Clay has hat envy. I made him what we both thought was the perfect hat. He doesn’t like hats much, he says his head gets too hot. So I used a relatively fine wool and a size 7 needle to make what I thought would be a mostly waterproof but breathable hat with no cuff to turn back. My hat is a chunky wool/acrylic knitted on the same size needle with a cuff to help keep my ears warm as well as my head. Clay for some reason had my hat and complained that I that made myself a better hat than him. I explained my thoughts and he said he needs one like mine with some of that chunky black acrylic yarn that is left over from the sweater I left knitted but unconstructed at home. I promised him one. So, this is proof that there is no perfect hat. Only the hat you don’t have. I let Clay wear my hat today out on the DIB and he proclaimed it far superior to his once perfect hat and I wore my Kmart earband with my fleece hood and at one point my rain jacket hood as well. I was never too cold and had layers to knock back as I got increasingly nauseated and distressed. It all worked out.

We sat at our usual front-facing, rear of the dining room seats again. This time we sat with the couple from Jackson, MS again. They are in the cabin directly across the hall from us, too.  I had feta and Greek olive salad (not so much) and sesame crusted tofu with wild rice pilaf and it was good. I liked it. Clay had the salad as well and duck. He liked it. For dessert they had chocolate pot de crème with a spoon outline dusted on it and it was very good. Everyone liked it, but Clay had a bowl of chocolate ice cream.

We had a mandatory safety briefing in the lounge after dinner. It was about our recreational day in Hobart Bay. This is a facility privately owned by Goldbelt, a Tlingit enterprise, that also owns the Mt.

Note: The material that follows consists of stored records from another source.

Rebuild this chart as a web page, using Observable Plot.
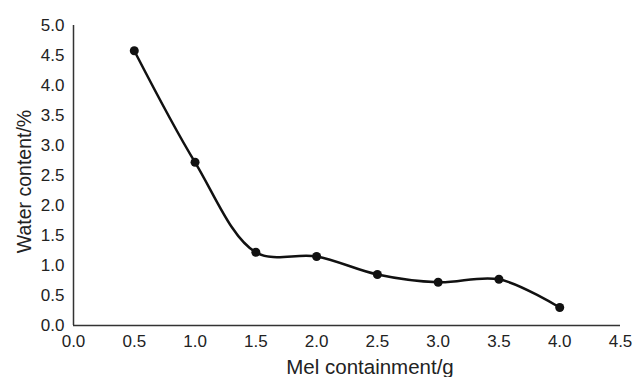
<!DOCTYPE html>
<html><head><meta charset="utf-8">
<script src="https://cdn.jsdelivr.net/npm/d3@7"></script>
<script src="https://cdn.jsdelivr.net/npm/@observablehq/plot@0.6"></script>
<style>body{margin:0;background:#fff}</style>
</head><body><div id="chart"></div>
<script>
const mel = [0.5, 1.0, 1.5, 2.0, 2.5, 3.0, 3.5, 4.0];
const water = [4.58, 2.72, 1.22, 1.15, 0.85, 0.72, 0.77, 0.30];
const xTicks = [0, 0.5, 1, 1.5, 2, 2.5, 3, 3.5, 4, 4.5];
const yTicks = [0, 0.5, 1, 1.5, 2, 2.5, 3, 3.5, 4, 4.5, 5];
const xLabel = "Mel containment/g";
const yLabel = "Water content/%";
const data = mel.map((m, i) => ({mel: m, water: water[i]}));
const font = "Liberation Sans, Arial, sans-serif";
const chart = Plot.plot({
  width: 636, height: 377,
  marginLeft: 73, marginRight: 16, marginTop: 25, marginBottom: 52,
  style: {fontFamily: font, fontSize: "17px", color: "#222", background: "#fff"},
  x: {domain: [0, 4.5], ticks: xTicks},
  y: {domain: [0, 5], ticks: yTicks},
  marks: [
    Plot.axisX({ticks: xTicks, tickSize: 0, tickPadding: 9, tickFormat: d3.format(".1f"), fontSize: 17, label: null}),
    Plot.axisY({ticks: yTicks, tickSize: 0, tickPadding: 9, tickFormat: d3.format(".1f"), fontSize: 17, label: null}),
    Plot.text([xLabel], {text: d => d, frameAnchor: "bottom", textAnchor: "middle", lineAnchor: "middle", dx: 23, dy: 42, fontSize: 20.5, fill: "#222"}),
    Plot.text([yLabel], {text: d => d, frameAnchor: "left", textAnchor: "middle", lineAnchor: "middle", rotate: -90, dx: -49, dy: 6, fontSize: 19.5, fill: "#222"}),
    Plot.ruleX([0], {stroke: "#333", strokeWidth: 1.5}),
    Plot.ruleY([0], {stroke: "#333", strokeWidth: 1.5}),
    Plot.line(data, {x: "mel", y: "water", curve: "catmull-rom", stroke: "#111", strokeWidth: 2.5}),
    Plot.dot(data, {x: "mel", y: "water", r: 4.5, fill: "#111"})
  ]
});
document.getElementById("chart").append(chart);
</script></body></html>
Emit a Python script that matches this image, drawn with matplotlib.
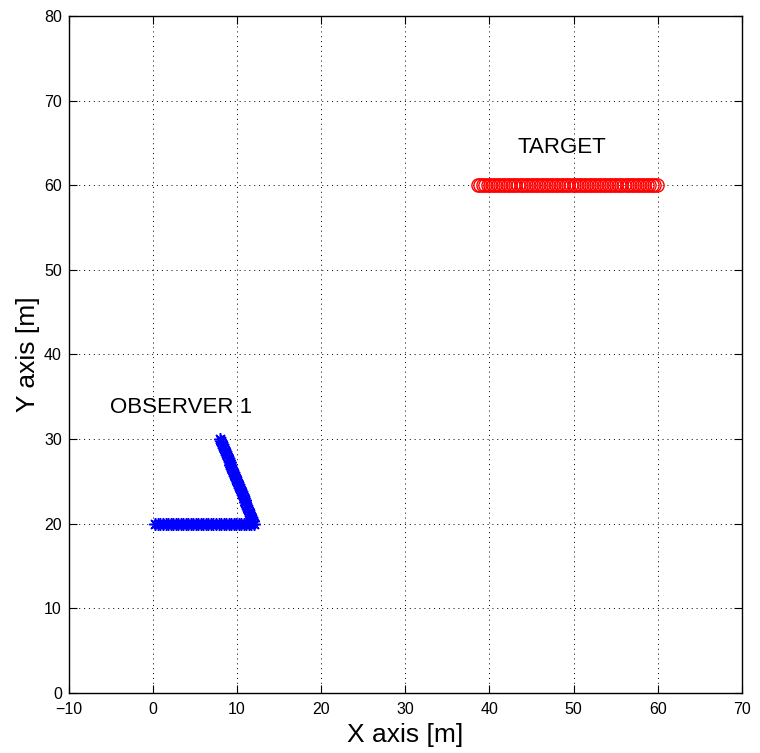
import matplotlib
matplotlib.use('Agg')
import matplotlib.pyplot as plt

plt.rcParams['font.family'] = ['Liberation Sans', 'DejaVu Sans']

# observer track: straight leg east along y=20, then turn north-west
obs_x = [0.3, 0.6, 0.9, 1.2, 1.5, 1.8, 2.1, 2.4, 2.7, 3.0,
         3.3, 3.6, 3.9, 4.2, 4.5, 4.8, 5.1, 5.4, 5.7, 6.0,
         6.3, 6.6, 6.9, 7.2, 7.5, 7.8, 8.1, 8.4, 8.7, 9.0,
         9.3, 9.6, 9.9, 10.2, 10.5, 10.8, 11.1, 11.4, 11.7, 12.0,
         11.89, 11.78, 11.67, 11.56, 11.44, 11.33, 11.22, 11.11, 11.00, 10.89,
         10.78, 10.67, 10.56, 10.44, 10.33, 10.22, 10.11, 10.00, 9.89, 9.78,
         9.67, 9.56, 9.44, 9.33, 9.22, 9.11, 9.00, 8.89, 8.78, 8.67,
         8.56, 8.44, 8.33, 8.22, 8.11, 8.00]
obs_y = [20.0] * 40 + [
         20.28, 20.56, 20.83, 21.11, 21.39, 21.67, 21.94, 22.22, 22.50, 22.78,
         23.06, 23.33, 23.61, 23.89, 24.17, 24.44, 24.72, 25.00, 25.28, 25.56,
         25.83, 26.11, 26.39, 26.67, 26.94, 27.22, 27.50, 27.78, 28.06, 28.33,
         28.61, 28.89, 29.17, 29.44, 29.72, 30.00]

# target track: moving west along y=60
tgt_x = [59.9, 59.6, 59.3, 59.0, 58.7, 58.4, 58.1, 57.8, 57.5, 57.2,
         56.9, 56.6, 56.3, 56.0, 55.7, 55.4, 55.1, 54.8, 54.5, 54.2,
         53.9, 53.6, 53.3, 53.0, 52.7, 52.4, 52.1, 51.8, 51.5, 51.2,
         50.9, 50.6, 50.3, 50.0, 49.7, 49.4, 49.1, 48.8, 48.5, 48.2,
         47.9, 47.6, 47.3, 47.0, 46.7, 46.4, 46.1, 45.8, 45.5, 45.2,
         44.9, 44.6, 44.3, 44.0, 43.7, 43.4, 43.1, 42.8, 42.5, 42.2,
         41.9, 41.6, 41.3, 41.0, 40.7, 40.4, 40.1, 39.8, 39.5, 39.2,
         38.9, 38.6]
tgt_y = [60.0] * len(tgt_x)

fig = plt.figure(figsize=(7.6, 7.53), dpi=100)
ax = fig.add_axes([0.0905, 0.0801, 0.8855, 0.8986])

ax.plot(obs_x, obs_y, linestyle='none', marker=(8, 2, 0), markersize=9,
        markeredgewidth=1.1, color='#0000ff')
ax.plot(tgt_x, tgt_y, linestyle='none', marker='o', markersize=9.5,
        markerfacecolor='none', markeredgewidth=1.0, markeredgecolor='#ff0000')

ax.text(-5.1, 33.7, 'OBSERVER 1', fontsize=16, va='center', ha='left')
ax.text(43.3, 64.5, 'TARGET', fontsize=16, va='center', ha='left')

ax.set_xlim(-10, 70)
ax.set_ylim(0, 80)
ax.set_xticks(range(-10, 71, 10))
ax.set_yticks(range(0, 81, 10))
ax.tick_params(direction='in', length=6, width=0.8, top=True, right=True,
               labelsize=11.5)
ax.tick_params(axis='x', pad=7)
ax.tick_params(axis='y', pad=5)
ax.grid(True, color='black', linestyle=(0, (1, 4)), linewidth=0.7)
for s in ax.spines.values():
    s.set_linewidth(1.0)

ax.set_xlabel('X axis [m]', fontsize=19, labelpad=4)
ax.set_ylabel('Y axis [m]', fontsize=19, labelpad=3)

fig.savefig('out.png', dpi=100)
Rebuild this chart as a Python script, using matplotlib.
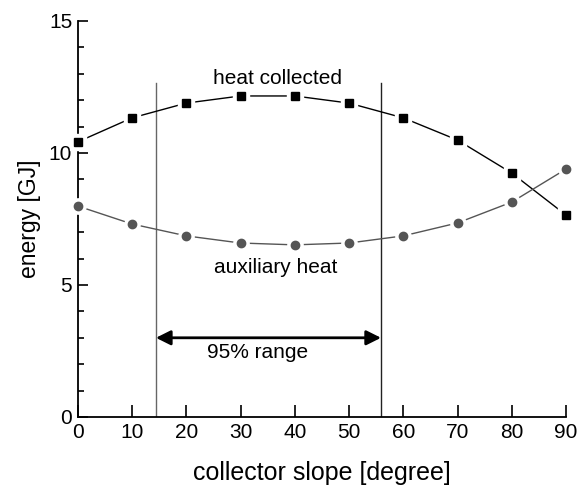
import matplotlib
matplotlib.use("Agg")
import matplotlib.pyplot as plt
from matplotlib.ticker import MultipleLocator

plt.rcParams['font.family'] = ['Liberation Sans', 'DejaVu Sans']

slope = [0, 10, 20, 30, 40, 50, 60, 70, 80, 90]
heat_collected = [10.42, 11.33, 11.89, 12.16, 12.16, 11.89, 11.33, 10.49, 9.24, 7.65]
auxiliary_heat = [7.99, 7.31, 6.86, 6.59, 6.52, 6.59, 6.86, 7.35, 8.14, 9.39]
range_lo, range_hi = 14.4, 55.9
range_top = 12.65
arrow_y = 3.0

fig = plt.figure(figsize=(5.85, 4.88), dpi=100)
ax = fig.add_axes([0.133, 0.1455, 0.8345, 0.8115])

# vertical range lines
ax.plot([range_lo, range_lo], [0, range_top], color='#666666', lw=1.0, zorder=1)
ax.plot([range_hi, range_hi], [0, range_top], color='#222222', lw=1.0, zorder=1)

# curves
ax.plot(slope, heat_collected, color='black', lw=1.0, zorder=2, clip_on=False)
ax.plot(slope, auxiliary_heat, color='#555555', lw=1.0, zorder=2, clip_on=False)
# gaps around markers
ax.plot(slope, heat_collected, ls='none', marker='s', ms=11, mfc='white', mec='white', zorder=3, clip_on=False)
ax.plot(slope, auxiliary_heat, ls='none', marker='o', ms=11, mfc='white', mec='white', zorder=3, clip_on=False)
ax.plot(slope, heat_collected, ls='none', marker='s', ms=5.5, mfc='black', mec='black', zorder=4, clip_on=False)
ax.plot(slope, auxiliary_heat, ls='none', marker='o', ms=6, mfc='#555555', mec='#555555', zorder=4, clip_on=False)

# arrow
ax.annotate('', xy=(range_hi, arrow_y), xytext=(range_lo, arrow_y),
            arrowprops=dict(arrowstyle='<|-|>', color='black', lw=2, mutation_scale=22,
                            shrinkA=0, shrinkB=0), zorder=5)

ax.text(36.9, 12.84, 'heat collected', ha='center', va='center', fontsize=15)
ax.text(36.5, 5.68, 'auxiliary heat', ha='center', va='center', fontsize=15)
ax.text(33.2, 2.46, '95% range', ha='center', va='center', fontsize=15)

ax.set_xlim(0, 90)
ax.set_ylim(0, 15)
ax.set_xticks(range(0, 91, 10))
ax.set_yticks([0, 5, 10, 15])
ax.yaxis.set_minor_locator(MultipleLocator(1))
ax.spines['top'].set_visible(False)
ax.spines['right'].set_visible(False)
for s in ('left', 'bottom'):
    ax.spines[s].set_linewidth(1.3)
ax.tick_params(axis='both', which='major', direction='in', length=7, width=1.2, labelsize=15, pad=4)
ax.tick_params(axis='y', which='minor', direction='in', length=4, width=1.2)
ax.tick_params(axis='x', which='major', length=9)

ax.set_xlabel('collector slope [degree]', fontsize=18, labelpad=14)
ax.set_ylabel('energy [GJ]', fontsize=16.5, labelpad=6)

fig.savefig('out.png', dpi=100)
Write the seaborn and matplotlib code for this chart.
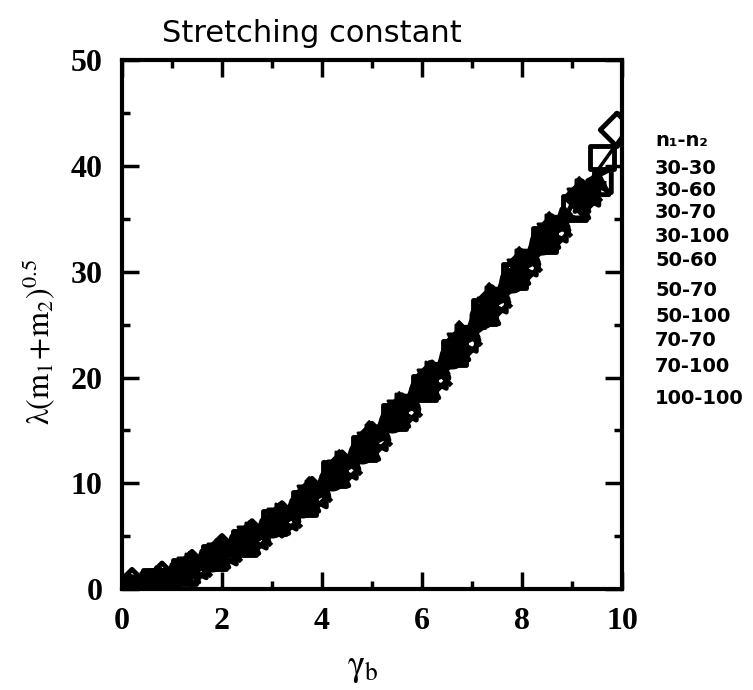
import matplotlib
matplotlib.use("Agg")
import matplotlib.pyplot as plt
from matplotlib.ticker import MultipleLocator
import seaborn as sns
import pandas as pd

sns.set_theme(style="ticks")
plt.rcParams["font.family"] = ["Liberation Serif", "DejaVu Serif"]
plt.rcParams["mathtext.fontset"] = "stix"

# chain-length pairs n1-n2
labels = ["30-30", "30-60", "30-70", "30-100", "50-60",
          "50-70", "50-100", "70-70", "70-100", "100-100"]
markers = ["o", "s", "^", "v", "D", "<", ">", "x", "*", "+"]
solid = ["30-30", "30-100", "50-100"]

gamma_30_30 = [0.0, 0.6, 1.2, 1.8, 2.4, 3.0, 3.6, 4.2, 4.8, 5.4, 6.0, 6.6, 7.2, 7.8, 8.4]
lam_30_30 = [0.1, 0.6, 1.6, 2.9, 4.4, 6.1, 8.0, 10.5, 13.1, 16.0, 18.9, 22.0, 25.8, 29.2, 32.8]

gamma_30_60 = [0.05, 0.65, 1.25, 1.85, 2.45, 3.05, 3.65, 4.25, 4.85, 5.45, 6.05, 6.65, 7.25, 7.85, 8.45, 9.05, 9.6]
lam_30_60 = [0.0, 0.7, 1.6, 3.0, 4.4, 6.3, 8.1, 10.9, 13.3, 16.3, 19.0, 22.3, 26.2, 29.6, 33.0, 36.0, 40.8]

gamma_30_70 = [0.1, 0.7, 1.3, 1.9, 2.5, 3.1, 3.7, 4.3, 4.9, 5.5, 6.1, 6.7, 7.3, 7.9, 8.5, 9.1, 9.5]
lam_30_70 = [0.1, 0.7, 1.8, 3.2, 4.5, 6.4, 8.5, 10.9, 13.4, 16.5, 19.2, 22.8, 26.2, 30.0, 33.4, 36.2, 38.4]

gamma_30_100 = [0.15, 0.75, 1.35, 1.95, 2.55, 3.15, 3.75, 4.35, 4.95, 5.55, 6.15, 6.75, 7.35, 7.95, 8.55, 9.15]
lam_30_100 = [0.2, 0.8, 1.9, 3.2, 4.8, 6.5, 8.7, 11.1, 13.7, 16.7, 19.7, 23.1, 26.5, 30.1, 33.5, 36.8]

gamma_50_60 = [0.2, 0.8, 1.4, 2.0, 2.6, 3.2, 3.8, 4.4, 5.0, 5.6, 6.2, 6.8, 7.4, 8.0, 8.6, 9.2, 9.9]
lam_50_60 = [0.3, 0.9, 2.0, 3.5, 4.9, 6.6, 8.9, 11.4, 14.1, 16.8, 19.9, 23.2, 27.0, 30.4, 33.7, 37.0, 43.4]

gamma_50_70 = [0.25, 0.85, 1.45, 2.05, 2.65, 3.25, 3.85, 4.45, 5.05, 5.65, 6.25, 6.85, 7.45, 8.05, 8.65, 9.3, 9.55]
lam_50_70 = [0.2, 1.0, 2.2, 3.5, 5.0, 6.8, 8.9, 11.6, 14.3, 17.1, 20.1, 23.6, 27.3, 30.8, 34.0, 37.4, 38.6]

gamma_50_100 = [0.3, 0.9, 1.5, 2.1, 2.7, 3.3, 3.9, 4.5, 5.1, 5.7, 6.3, 6.9, 7.5, 8.1, 8.7, 9.3]
lam_50_100 = [0.3, 1.1, 2.3, 3.6, 5.2, 7.0, 9.2, 11.9, 14.5, 17.4, 20.4, 23.9, 27.5, 31.0, 34.3, 37.6]

gamma_70_70 = [0.35, 0.95, 1.55, 2.15, 2.75, 3.35, 3.95, 4.55, 5.15, 5.75, 6.35, 6.95, 7.55, 8.15, 8.75, 9.35]
lam_70_70 = [0.4, 1.1, 2.4, 3.8, 5.3, 7.0, 9.5, 12.0, 14.8, 17.5, 20.4, 24.2, 27.8, 31.2, 34.5, 37.8]

gamma_70_100 = [0.4, 1.0, 1.6, 2.2, 2.8, 3.4, 4.0, 4.6, 5.2, 5.8, 6.4, 7.0, 7.6, 8.2, 8.8, 9.2]
lam_70_100 = [0.4, 1.2, 2.5, 3.9, 5.4, 7.3, 9.6, 12.2, 15.0, 17.9, 20.9, 24.4, 28.0, 31.6, 34.8, 36.6]

gamma_100_100 = [0.45, 1.05, 1.65, 2.25, 2.85, 3.45, 4.05, 4.65, 5.25, 5.85, 6.45, 7.05, 7.65, 8.25, 8.85, 9.45]
lam_100_100 = [0.5, 1.3, 2.6, 4.0, 5.6, 7.5, 9.8, 12.5, 15.2, 18.1, 21.2, 24.8, 28.3, 31.9, 35.0, 38.4]

# master curve through the collapsed data
fit_gamma = [0, 1, 2, 3, 4, 5, 6, 7, 8, 9, 10]
fit_lam = [0.0, 1.1, 3.3, 6.1, 9.7, 13.9, 18.8, 24.2, 30.2, 36.2, 42.8]

gammas = [gamma_30_30, gamma_30_60, gamma_30_70, gamma_30_100, gamma_50_60,
          gamma_50_70, gamma_50_100, gamma_70_70, gamma_70_100, gamma_100_100]
lams = [lam_30_30, lam_30_60, lam_30_70, lam_30_100, lam_50_60,
        lam_50_70, lam_50_100, lam_70_70, lam_70_100, lam_100_100]

frames = [pd.DataFrame({"gamma": g, "lam": l, "pair": lab})
          for g, l, lab in zip(gammas, lams, labels)]
data = pd.concat(frames, ignore_index=True)

fig = plt.figure(figsize=(7.53, 6.9), dpi=100)
ax = fig.add_axes([0.162, 0.146, 0.664, 0.767])

sns.lineplot(x=fit_gamma, y=fit_lam, ax=ax, color="black", linewidth=2.5,
             sort=True, legend=False)

for lab, m in zip(labels, markers):
    sub = data[data["pair"] == lab]
    if m in ("x", "+"):
        sns.scatterplot(data=sub, x="gamma", y="lam", ax=ax, marker=m,
                        color="black", s=300, linewidth=3.5, legend=False)
    elif lab in solid:
        sns.scatterplot(data=sub, x="gamma", y="lam", ax=ax, marker=m,
                        facecolor="black", edgecolor="black", s=280,
                        linewidth=2, legend=False)
    else:
        sns.scatterplot(data=sub, x="gamma", y="lam", ax=ax, marker=m,
                        facecolor="none", edgecolor="black", s=290,
                        linewidth=3.5, legend=False)

ax.set_xlim(0, 10)
ax.set_ylim(0, 50)
ax.xaxis.set_major_locator(MultipleLocator(2))
ax.xaxis.set_minor_locator(MultipleLocator(1))
ax.yaxis.set_major_locator(MultipleLocator(10))
ax.yaxis.set_minor_locator(MultipleLocator(5))

for sp in ax.spines.values():
    sp.set_visible(True)
    sp.set_linewidth(3)
    sp.set_color("black")

ax.tick_params(which="both", direction="in", top=True, right=True,
               color="black", width=2.5)
ax.tick_params(which="major", length=12)
ax.tick_params(which="minor", length=6)
ax.tick_params(axis="y", which="major", pad=14)
ax.tick_params(axis="x", which="major", pad=13)
for t in ax.get_xticklabels() + ax.get_yticklabels():
    t.set_fontsize(23)
    t.set_fontweight("bold")
    t.set_color("black")

ax.set_xlabel(r"$\mathrm{\gamma_b}$", fontsize=26, color="black")
ax.xaxis.set_label_coords(0.482, -0.118)
ax.set_ylabel(r"$\mathrm{\lambda(m_1\!+\!m_2)^{0.5}}$", fontsize=23,
              color="black")
ax.yaxis.set_label_coords(-0.13, 0.467)

fig.text(312 / 753, 1 - 42 / 690, "Stretching constant", ha="center",
         va="baseline", fontsize=22, family="DejaVu Sans", color="black")

# series key, listed down the right-hand side
fig.text(655 / 753, 1 - 140 / 690, "n\u2081-n\u2082", ha="left", va="center",
         fontsize=14, fontweight="bold", family="DejaVu Sans", color="black")
key_rows = [168, 190, 212, 237, 260, 290, 317, 340, 367, 398]
for lab, row in zip(labels, key_rows):
    fig.text(655 / 753, 1 - row / 690, lab, ha="left", va="center",
             fontsize=14, fontweight="bold", family="DejaVu Sans", color="black")

fig.savefig("out.png", dpi=100, facecolor="white")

Roberts Tramway. Alaskan Dream Cruises has an exclusive contract for the use of the location. We arrived at the dock in Hobart Bay after the meeting and woke up docked there. They made everyone sign a waiver accepting personal responsibility for themselves on account of themselves and all heirs, descendants, etc. Then Ernie handed out color coded lanyards for everyone that had your scheduled rotation of activities on it. As well there was an extra dawn kayak run and a morning and afternoon hike. We got assigned to the red group and our rotation is 7:15am Zego. This is a personal watercraft or 2-person watercraft, but not a JetSki. It is like a go cart on pontoons. 10:30am we have RTV which like a cross between an ATV and a golf cart. 2:15pm we have kayaks. Good because we are most iffy about that one. Lunch is I think from noon to 2pm as an open self-serve buffet. Wake up is 6:15am instead of 6:30am and breakfast is 6:45am instead of 7am. The questions included about the promised onboard boots and Jon said he had never used them here but they were under the benches in the lounge if people wanted or needed them. He thought no one would need them except for maybe on Zegos. Lynette said that in about 2 nights there was a higher aurora forecast and if we wanted Adam to wake us up if there was notable activity we could sign up for that and we did. Jon also explained that the waitstaff/cabin stewards also work to lead expeditions tomorrow and so if we could give them a break and tidy our own cabins it would be appreciated and to let them know by leaving our no knock knots on our door handles. We put ours out and went to bed.